Glycan microarrays for a new era of diagnostic tools

by Benjie Coleman

Imperial College London researchers have received a new £1.34M Wellcome Trust grant to support the world-leading Carbohydrate Microarray Facility.

The cross-faculty collaboration between the Department of Metabolism, Digestion and Reproduction and the Department of Chemistry, received a Biomedical Resource Grant from Wellcome Trust to help develop the next generation of carbohydrate-based diagnostics and therapeutics.

Project leads, Dr Yan Liu, Prof Ten Feizi, Dr Ben Schumann, Prof Phil Bennett and Dr Wengang Chai, hope the grant, together with the support of March of Dimes Centre grant, will further expand the Carbohydrate Microarray Facility and diversify its glycan collection. 

Carbohydrates are much more than an energy source. Complex carbohydrate structures, also called glycans, are found on the surface of every single living cell, where they impact on a myriad of processes and contribute to the “identity” of a cell, a tissue or an organism. For example, the classification of the blood groups A, B and O is purely based on the presence or absence of certain glycan structures on the cell surface. Pathogens such as viruses, bacteria and parasites can bind glycan structures and use them to infect a cell.

The ability of a pathogen to infect a tissue generally depends on the presence of the ‘correct’ glycan structure, termed the ligand. Pinpointing the glycan ligands for pathogens using carbohydrate microarrays opens the way for designing therapeutic inhibitory compounds. There is no doubt that the next generation of diagnostics and therapeutics will rely heavily on glycans and the Carbohydrate Microarray Facility hopes to be at the forefront of those developments.

The Carbohydrate Microarray Facility has one of the largest glycan libraries in the world. The community need for glycan microarray analyses is reflected by requests from over 80 users/collaborators during the last three years to work with the Facility to identify binding partners of proteins, viruses and whole bacterial cells.
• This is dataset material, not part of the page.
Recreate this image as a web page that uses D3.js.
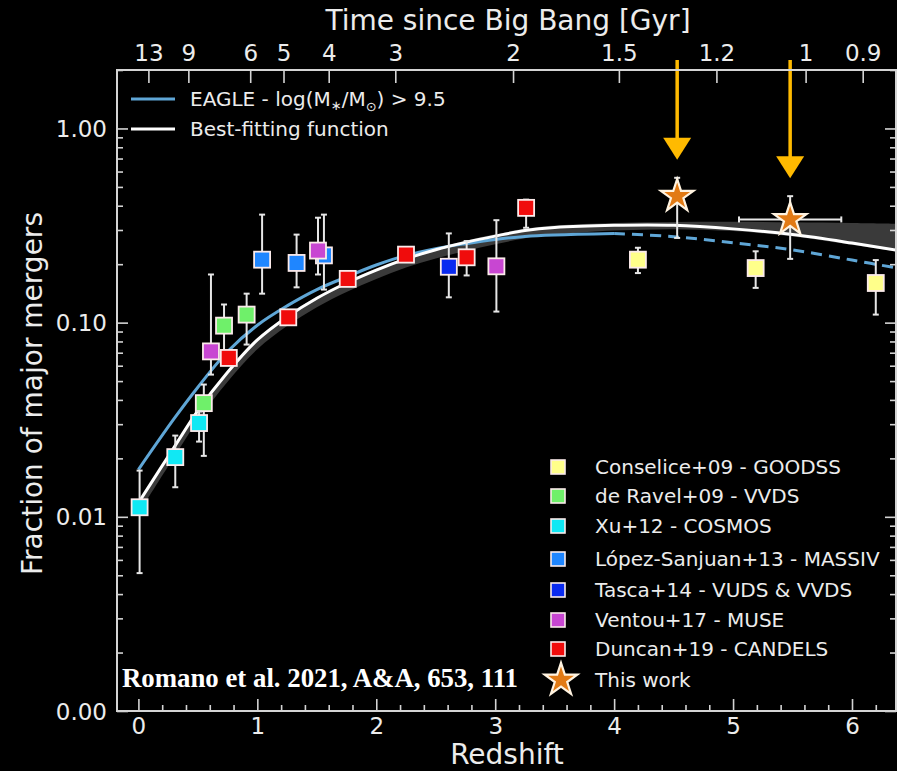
<!DOCTYPE html>
<html>
<head>
<meta charset="utf-8">
<script src="https://cdn.jsdelivr.net/npm/d3@7"></script>
<style>
  body { margin: 0; background: #000; }
  svg { display: block; font-family: "DejaVu Sans", sans-serif; }
</style>
</head>
<body>
<div id="chart"></div>
<script>
// curves
var curveZ   = [0, 0.3, 0.5, 0.75, 1.0, 1.25, 1.5, 1.75, 2.0, 2.25, 2.5, 2.75, 3.0, 3.25, 3.5, 4.0, 4.5, 5.0, 5.5, 6.0, 6.4];
var bestFit  = [0.0118, 0.0228, 0.0352, 0.0555, 0.0815, 0.107, 0.1335, 0.160, 0.1865, 0.213, 0.2375, 0.259, 0.279, 0.298, 0.309, 0.317, 0.317, 0.304, 0.284, 0.257, 0.235];
var bandLow  = [0.0104, 0.0203, 0.0314, 0.0496, 0.073, 0.096, 0.120, 0.144, 0.168, 0.192, 0.214, 0.234, 0.253, 0.272, 0.284, 0.298, 0.303, 0.296, 0.278, 0.252, 0.231];
var bandHigh = [0.0120, 0.0231, 0.0357, 0.0563, 0.0827, 0.109, 0.136, 0.163, 0.190, 0.217, 0.242, 0.264, 0.285, 0.304, 0.316, 0.326, 0.330, 0.331, 0.329, 0.326, 0.323];
var eagle    = [0.0175, 0.032, 0.0465, 0.071, 0.097, 0.122, 0.148, 0.172, 0.198, 0.222, 0.2405, 0.255, 0.268, 0.278, 0.283, 0.288, 0.277, 0.258, 0.237, 0.21, 0.19];
var eagleSolidMax = 4.0;

// literature points
var conseliceZ = [4.2, 5.19, 6.2],  conseliceF = [0.211, 0.191, 0.160];
var conseliceLo = [0.180, 0.151, 0.110], conseliceHi = [0.243, 0.233, 0.210];
var deRavelZ = [0.55, 0.72, 0.91], deRavelF = [0.0385, 0.0965, 0.110];
var deRavelLo = [0.0206, 0.0668, 0.0771], deRavelHi = [0.048, 0.124, 0.141];
var xuZ = [0.01, 0.31, 0.51], xuF = [0.0112, 0.0203, 0.0304];
var xuLo = [0.00513, 0.0142, 0.0244], xuHi = [0.0173, 0.0262, 0.0349];
var lopezZ = [1.04, 1.33, 1.56], lopezF = [0.211, 0.203, 0.222];
var lopezLo = [0.141, 0.152, 0.148], lopezHi = [0.360, 0.284, 0.360];
var tascaZ = [2.61], tascaF = [0.194], tascaLo = [0.135], tascaHi = [0.288];
var ventouZ = [0.61, 1.51, 3.01], ventouF = [0.0711, 0.235, 0.195];
var ventouLo = [0.054, 0.177, 0.114], ventouHi = [0.177, 0.347, 0.337];
var duncanZ = [0.76, 1.26, 1.76, 2.25, 2.76, 3.26], duncanF = [0.0658, 0.1065, 0.168, 0.224, 0.217, 0.390];
var duncanLo = [0.061, 0.100, 0.160, 0.213, 0.175, 0.308], duncanHi = [0.071, 0.113, 0.176, 0.235, 0.263, 0.43];

// this work
var starZ = [4.53, 5.48], starF = [0.448, 0.340];
var starLo = [0.273, 0.213], starHi = [0.557, 0.448];
var starZLo = [4.53, 5.05], starZHi = [4.53, 5.91];

// top axis: age of universe and where it falls in redshift
var ageLabels = ["13", "9", "6", "5", "4", "3", "2", "1.5", "1.2", "1", "0.9"];
var ageZ = [0.084, 0.42, 0.94, 1.22, 1.60, 2.16, 3.15, 4.04, 4.86, 5.61, 6.09];

var yTicks = [0.001, 0.01, 0.1, 1];
var xTicks = [0, 1, 2, 3, 4, 5, 6];

var surveyNames = ["Conselice+09 - GOODSS", "de Ravel+09 - VVDS", "Xu+12 - COSMOS", "López-Sanjuan+13 - MASSIV",
                   "Tasca+14 - VUDS & VVDS", "Ventou+17 - MUSE", "Duncan+19 - CANDELS"];
var surveyColors = ["#ffff8a", "#6ff06a", "#10e8f4", "#1f86ff", "#0a2af0", "#c846d2", "#f00c0c"];

var W = 897, H = 771;
// plot box (window.top is read-only, so no plain "top")
var box = {left: 117, right: 896, top: 70, bottom: 711};

var svg = d3.select("#chart").append("svg")
  .attr("width", W).attr("height", H);
svg.append("rect").attr("width", W).attr("height", H).attr("fill", "#000");

var x = d3.scaleLinear().domain([-0.18, 6.37]).range([box.left, box.right]);
var y = d3.scaleLog().domain([0.001, 2.0]).range([box.bottom, box.top]);

var axisCol = "#d4d4d4";
var smooth = d3.curveCatmullRom.alpha(0.5);

// uncertainty band of the fit
var band = curveZ.map(function(z, i) { return {z: z, lo: bandLow[i], hi: bandHigh[i]}; });
svg.append("path")
  .datum(band)
  .attr("fill", "#3a3a3a")
  .attr("d", d3.area().curve(smooth)
    .x(function(d) { return x(d.z); })
    .y0(function(d) { return y(d.lo); })
    .y1(function(d) { return y(d.hi); }));

// EAGLE curve, solid up to z=4 then dashed
var eagleData = curveZ.map(function(z, i) { return {z: z, f: eagle[i]}; });
var line = d3.line().curve(smooth)
  .x(function(d) { return x(d.z); })
  .y(function(d) { return y(d.f); });
svg.append("path")
  .datum(eagleData.filter(function(d) { return d.z <= eagleSolidMax; }))
  .attr("fill", "none").attr("stroke", "#5fa6d6").attr("stroke-width", 3)
  .attr("d", line);
svg.append("path")
  .datum(eagleData.filter(function(d) { return d.z >= eagleSolidMax; }))
  .attr("fill", "none").attr("stroke", "#5fa6d6").attr("stroke-width", 3)
  .attr("stroke-dasharray", "11,7")
  .attr("d", line);

// best fitting function
svg.append("path")
  .datum(curveZ.map(function(z, i) { return {z: z, f: bestFit[i]}; }))
  .attr("fill", "none").attr("stroke", "#ffffff").attr("stroke-width", 3)
  .attr("d", line);

// literature points
var surveys = [
  [conseliceZ, conseliceF, conseliceLo, conseliceHi],
  [deRavelZ, deRavelF, deRavelLo, deRavelHi],
  [xuZ, xuF, xuLo, xuHi],
  [lopezZ, lopezF, lopezLo, lopezHi],
  [tascaZ, tascaF, tascaLo, tascaHi],
  [ventouZ, ventouF, ventouLo, ventouHi],
  [duncanZ, duncanF, duncanLo, duncanHi]
];

var errCol = "#e6e6e6";
var sq = 16;
function errBar(g, cx, y0, y1) {
  g.append("line").attr("x1", cx).attr("x2", cx).attr("y1", y0).attr("y2", y1)
    .attr("stroke", errCol).attr("stroke-width", 2);
  [y0, y1].forEach(function(yy) {
    g.append("line").attr("x1", cx - 3).attr("x2", cx + 3).attr("y1", yy).attr("y2", yy)
      .attr("stroke", errCol).attr("stroke-width", 2);
  });
}

surveys.forEach(function(s, k) {
  var g = svg.append("g");
  s[0].forEach(function(z, i) {
    errBar(g, x(z), y(s[2][i]), y(s[3][i]));
  });
  s[0].forEach(function(z, i) {
    g.append("rect")
      .attr("x", x(z) - sq / 2).attr("y", y(s[1][i]) - sq / 2)
      .attr("width", sq).attr("height", sq)
      .attr("fill", surveyColors[k])
      .attr("stroke", "#fbeaea").attr("stroke-width", 1.8);
  });
});

// this work: stars + arrows
var starSym = d3.symbol().type(d3.symbolStar).size(330);
var gs = svg.append("g");
starZ.forEach(function(z, i) {
  errBar(gs, x(z), y(starLo[i]), y(starHi[i]));
  if (starZHi[i] > starZLo[i]) {
    gs.append("line").attr("x1", x(starZLo[i])).attr("x2", x(starZHi[i]))
      .attr("y1", y(starF[i])).attr("y2", y(starF[i]))
      .attr("stroke", errCol).attr("stroke-width", 2);
    [starZLo[i], starZHi[i]].forEach(function(zz) {
      gs.append("line").attr("x1", x(zz)).attr("x2", x(zz))
        .attr("y1", y(starF[i]) - 3).attr("y2", y(starF[i]) + 3)
        .attr("stroke", errCol).attr("stroke-width", 2);
    });
  }
});
starZ.forEach(function(z, i) {
  gs.append("path").attr("d", starSym)
    .attr("transform", "translate(" + x(z) + "," + y(starF[i]) + ")")
    .attr("fill", "#e27a14").attr("stroke", "#fff3e0").attr("stroke-width", 2.2);
  var tip = y(starHi[i]) - 18, cx = x(z);
  gs.append("line").attr("x1", cx).attr("x2", cx).attr("y1", 60).attr("y2", tip - 20)
    .attr("stroke", "#ffba00").attr("stroke-width", 3.5);
  gs.append("path")
    .attr("d", "M" + (cx - 14) + "," + (tip - 22) + "L" + (cx + 14) + "," + (tip - 22) + "L" + cx + "," + tip + "Z")
    .attr("fill", "#ffba00");
});

// axes
function styleAxis(g) {
  g.select(".domain").remove();
  g.selectAll(".tick line").attr("stroke", axisCol).attr("stroke-width", 1.6);
  g.selectAll(".tick text").attr("fill", "#ececec").attr("font-family", "DejaVu Sans, sans-serif");
}

// minor tick values
var yMinor = [];
[0.001, 0.01, 0.1, 1].forEach(function(d) {
  for (var m = 2; m <= 9; m++) { if (d * m <= 2.0) yMinor.push(d * m); }
});
var xMinor = d3.range(0, 6.4, 0.2).filter(function(v) { return Math.abs(v - Math.round(v)) > 0.01; });

var gy = svg.append("g").attr("transform", "translate(" + box.left + ",0)")
  .call(d3.axisLeft(y).tickValues(yTicks).tickFormat(d3.format(".2f")).tickSize(-11).tickPadding(10));
styleAxis(gy);
gy.selectAll(".tick text").attr("font-size", 23).attr("dy", "0.35em");
var gym = svg.append("g").attr("transform", "translate(" + box.left + ",0)")
  .call(d3.axisLeft(y).tickValues(yMinor).tickFormat("").tickSize(-6));
styleAxis(gym);

var gyr = svg.append("g").attr("transform", "translate(" + box.right + ",0)")
  .call(d3.axisRight(y).tickValues(yTicks).tickFormat("").tickSize(-11));
styleAxis(gyr);
var gyrm = svg.append("g").attr("transform", "translate(" + box.right + ",0)")
  .call(d3.axisRight(y).tickValues(yMinor).tickFormat("").tickSize(-6));
styleAxis(gyrm);

var gx = svg.append("g").attr("transform", "translate(0," + box.bottom + ")")
  .call(d3.axisBottom(x).tickValues(xTicks).tickFormat(d3.format("d")).tickSize(-12).tickPadding(7));
styleAxis(gx);
gx.selectAll(".tick text").attr("font-size", 23);
var gxm = svg.append("g").attr("transform", "translate(0," + box.bottom + ")")
  .call(d3.axisBottom(x).tickValues(xMinor).tickFormat("").tickSize(-6));
styleAxis(gxm);

var gt = svg.append("g").attr("transform", "translate(0," + box.top + ")")
  .call(d3.axisTop(x).tickValues(ageZ)
    .tickFormat(function(d, i) { return ageLabels[i]; })
    .tickSize(-13).tickPadding(9));
styleAxis(gt);
gt.selectAll(".tick text").attr("font-size", 23);

// spines
svg.append("rect")
  .attr("x", box.left).attr("y", box.top).attr("width", box.right - box.left).attr("height", box.bottom - box.top)
  .attr("fill", "none").attr("stroke", axisCol).attr("stroke-width", 2);

// axis titles
svg.append("text").attr("x", 507).attr("y", 764)
  .attr("text-anchor", "middle").attr("fill", "#ececec").attr("font-size", 28)
  .text("Redshift");
svg.append("text").attr("x", 508).attr("y", 30)
  .attr("text-anchor", "middle").attr("fill", "#ececec").attr("font-size", 28)
  .text("Time since Big Bang [Gyr]");
svg.append("text")
  .attr("transform", "translate(42," + ((box.top + box.bottom) / 2 + 3) + ") rotate(-90)")
  .attr("text-anchor", "middle").attr("fill", "#ececec").attr("font-size", 28)
  .text("Fraction of major mergers");

// top-left legend
var lg = svg.append("g").attr("font-size", 20).attr("fill", "#ececec");
lg.append("line").attr("x1", 131).attr("x2", 175).attr("y1", 99).attr("y2", 99)
  .attr("stroke", "#5fa6d6").attr("stroke-width", 3);
lg.append("line").attr("x1", 131).attr("x2", 175).attr("y1", 129).attr("y2", 129)
  .attr("stroke", "#ffffff").attr("stroke-width", 3);
var t1 = lg.append("text").attr("x", 190).attr("y", 106);
t1.append("tspan").text("EAGLE - log(M");
t1.append("tspan").attr("font-size", 13).attr("dy", 4).text("∗");
t1.append("tspan").attr("dy", -4).text("/M");
t1.append("tspan").attr("font-size", 13).attr("dy", 5).text("⊙");
t1.append("tspan").attr("dy", -5).text(") > 9.5");
lg.append("text").attr("x", 190).attr("y", 136).text("Best-fitting function");

// bottom-right legend
var rowY = [467, 496, 526, 559, 590, 620, 649, 680];
var lr = svg.append("g").attr("font-size", 20).attr("fill", "#ececec");
surveyNames.forEach(function(name, i) {
  lr.append("rect").attr("x", 558 - 7).attr("y", rowY[i] - 7).attr("width", 14).attr("height", 14)
    .attr("fill", surveyColors[i]).attr("stroke", "#fbeaea").attr("stroke-width", 1.6);
  lr.append("text").attr("x", 595).attr("y", rowY[i] + 7).text(name);
});
lr.append("path").attr("d", starSym)
  .attr("transform", "translate(561," + rowY[7] + ")")
  .attr("fill", "#e27a14").attr("stroke", "#fff3e0").attr("stroke-width", 2.2);
lr.append("text").attr("x", 595).attr("y", rowY[7] + 7).text("This work");

// citation
svg.append("text").attr("x", 122).attr("y", 687)
  .attr("font-family", "Liberation Serif, Times New Roman, serif")
  .attr("font-weight", "bold").attr("font-size", 26.8).attr("fill", "#ffffff")
  .text("Romano et al. 2021, A&A, 653, 111");
</script>
</body>
</html>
The Facility also actively contributes to the development of the international glycan microarray data repository being developed in the GlyGen project of the NIH Commons Fund.
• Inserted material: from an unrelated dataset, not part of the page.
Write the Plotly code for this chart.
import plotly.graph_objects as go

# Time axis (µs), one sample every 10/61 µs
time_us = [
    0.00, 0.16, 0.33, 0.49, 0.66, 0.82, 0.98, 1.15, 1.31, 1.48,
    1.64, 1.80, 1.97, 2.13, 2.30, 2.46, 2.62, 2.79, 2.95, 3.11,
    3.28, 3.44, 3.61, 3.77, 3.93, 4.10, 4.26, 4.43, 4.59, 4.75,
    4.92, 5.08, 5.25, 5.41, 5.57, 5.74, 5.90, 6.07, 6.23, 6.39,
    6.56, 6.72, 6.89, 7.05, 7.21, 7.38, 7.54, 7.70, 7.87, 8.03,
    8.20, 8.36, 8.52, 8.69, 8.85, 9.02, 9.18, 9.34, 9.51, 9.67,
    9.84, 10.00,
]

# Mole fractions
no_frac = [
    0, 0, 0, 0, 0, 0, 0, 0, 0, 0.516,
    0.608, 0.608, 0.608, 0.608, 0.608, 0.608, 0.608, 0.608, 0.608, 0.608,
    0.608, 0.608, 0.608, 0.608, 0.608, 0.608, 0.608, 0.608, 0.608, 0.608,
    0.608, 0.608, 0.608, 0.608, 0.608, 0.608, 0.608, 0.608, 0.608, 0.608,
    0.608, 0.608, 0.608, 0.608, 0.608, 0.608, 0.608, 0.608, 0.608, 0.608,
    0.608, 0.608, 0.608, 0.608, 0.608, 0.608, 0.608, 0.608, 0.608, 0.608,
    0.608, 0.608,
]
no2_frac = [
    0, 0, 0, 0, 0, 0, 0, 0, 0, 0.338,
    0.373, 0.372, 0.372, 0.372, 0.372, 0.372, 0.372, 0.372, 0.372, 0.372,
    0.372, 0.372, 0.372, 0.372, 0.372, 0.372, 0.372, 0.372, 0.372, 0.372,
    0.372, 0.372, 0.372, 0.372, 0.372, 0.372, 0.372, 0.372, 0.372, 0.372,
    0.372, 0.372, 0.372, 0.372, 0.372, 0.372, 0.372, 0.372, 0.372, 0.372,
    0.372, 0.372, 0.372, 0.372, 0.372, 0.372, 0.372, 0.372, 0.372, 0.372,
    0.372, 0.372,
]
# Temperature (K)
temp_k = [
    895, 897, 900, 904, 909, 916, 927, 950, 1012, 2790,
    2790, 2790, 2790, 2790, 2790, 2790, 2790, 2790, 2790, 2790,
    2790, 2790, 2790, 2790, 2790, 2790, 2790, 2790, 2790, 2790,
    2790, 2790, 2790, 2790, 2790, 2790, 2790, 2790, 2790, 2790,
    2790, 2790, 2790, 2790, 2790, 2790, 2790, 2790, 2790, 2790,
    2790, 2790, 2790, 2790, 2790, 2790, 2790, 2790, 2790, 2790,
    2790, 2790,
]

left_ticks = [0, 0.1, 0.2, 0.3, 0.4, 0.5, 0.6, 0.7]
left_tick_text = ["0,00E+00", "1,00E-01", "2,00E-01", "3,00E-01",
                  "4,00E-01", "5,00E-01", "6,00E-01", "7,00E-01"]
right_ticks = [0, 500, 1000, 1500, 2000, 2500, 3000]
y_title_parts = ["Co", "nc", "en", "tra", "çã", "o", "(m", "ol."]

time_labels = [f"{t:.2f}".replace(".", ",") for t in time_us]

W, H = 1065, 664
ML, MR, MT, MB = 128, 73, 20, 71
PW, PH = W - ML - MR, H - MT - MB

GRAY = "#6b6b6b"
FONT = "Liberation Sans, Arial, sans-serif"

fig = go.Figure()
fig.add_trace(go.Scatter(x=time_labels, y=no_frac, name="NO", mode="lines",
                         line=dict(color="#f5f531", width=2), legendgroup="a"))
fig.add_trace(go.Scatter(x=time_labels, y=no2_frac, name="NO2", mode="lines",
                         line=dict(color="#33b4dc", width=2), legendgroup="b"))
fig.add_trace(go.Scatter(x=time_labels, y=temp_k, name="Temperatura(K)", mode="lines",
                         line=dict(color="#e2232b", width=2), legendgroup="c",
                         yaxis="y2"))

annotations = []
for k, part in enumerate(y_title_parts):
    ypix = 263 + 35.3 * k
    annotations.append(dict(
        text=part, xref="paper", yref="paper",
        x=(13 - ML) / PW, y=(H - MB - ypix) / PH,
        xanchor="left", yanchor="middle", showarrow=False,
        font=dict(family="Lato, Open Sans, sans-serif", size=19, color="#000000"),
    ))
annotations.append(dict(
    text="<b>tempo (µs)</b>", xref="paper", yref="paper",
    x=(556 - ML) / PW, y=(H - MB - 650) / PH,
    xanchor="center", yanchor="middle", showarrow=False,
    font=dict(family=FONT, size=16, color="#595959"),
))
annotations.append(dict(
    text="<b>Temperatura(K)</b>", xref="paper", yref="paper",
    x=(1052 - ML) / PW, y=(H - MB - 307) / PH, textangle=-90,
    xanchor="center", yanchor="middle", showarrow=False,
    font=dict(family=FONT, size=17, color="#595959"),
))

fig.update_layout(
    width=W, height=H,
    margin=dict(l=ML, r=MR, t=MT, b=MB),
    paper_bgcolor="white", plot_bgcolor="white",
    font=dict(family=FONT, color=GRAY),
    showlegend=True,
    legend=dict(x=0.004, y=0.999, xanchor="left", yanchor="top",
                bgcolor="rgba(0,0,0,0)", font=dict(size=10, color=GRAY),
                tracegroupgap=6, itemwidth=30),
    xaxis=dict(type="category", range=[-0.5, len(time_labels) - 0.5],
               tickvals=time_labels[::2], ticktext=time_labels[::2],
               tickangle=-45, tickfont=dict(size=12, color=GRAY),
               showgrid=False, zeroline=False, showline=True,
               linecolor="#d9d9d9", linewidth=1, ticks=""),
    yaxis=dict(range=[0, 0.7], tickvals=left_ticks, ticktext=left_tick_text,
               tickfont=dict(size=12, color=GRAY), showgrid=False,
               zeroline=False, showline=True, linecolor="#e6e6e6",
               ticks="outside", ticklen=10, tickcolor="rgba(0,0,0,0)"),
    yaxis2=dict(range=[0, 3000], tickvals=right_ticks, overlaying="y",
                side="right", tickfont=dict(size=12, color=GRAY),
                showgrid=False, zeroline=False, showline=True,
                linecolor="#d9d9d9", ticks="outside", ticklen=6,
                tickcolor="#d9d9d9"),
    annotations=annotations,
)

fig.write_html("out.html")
In 2020, the grant will enable the Facility to recruit a synthetic chemist, situated at the Department of Chemistry. A postdoctoral associate and a Carbohydrate Microarray Project Manager are currently being recruited and based in the Facility. Follow the links for more information.

Speaking about the grant and expanding the team, Dr Yan Liu said: "With the new team we are building in the Facility, we aim to foster interdisciplinary collaborative glycoscience and to contribute to the integration of glycomics into the new era of biology and medicine.”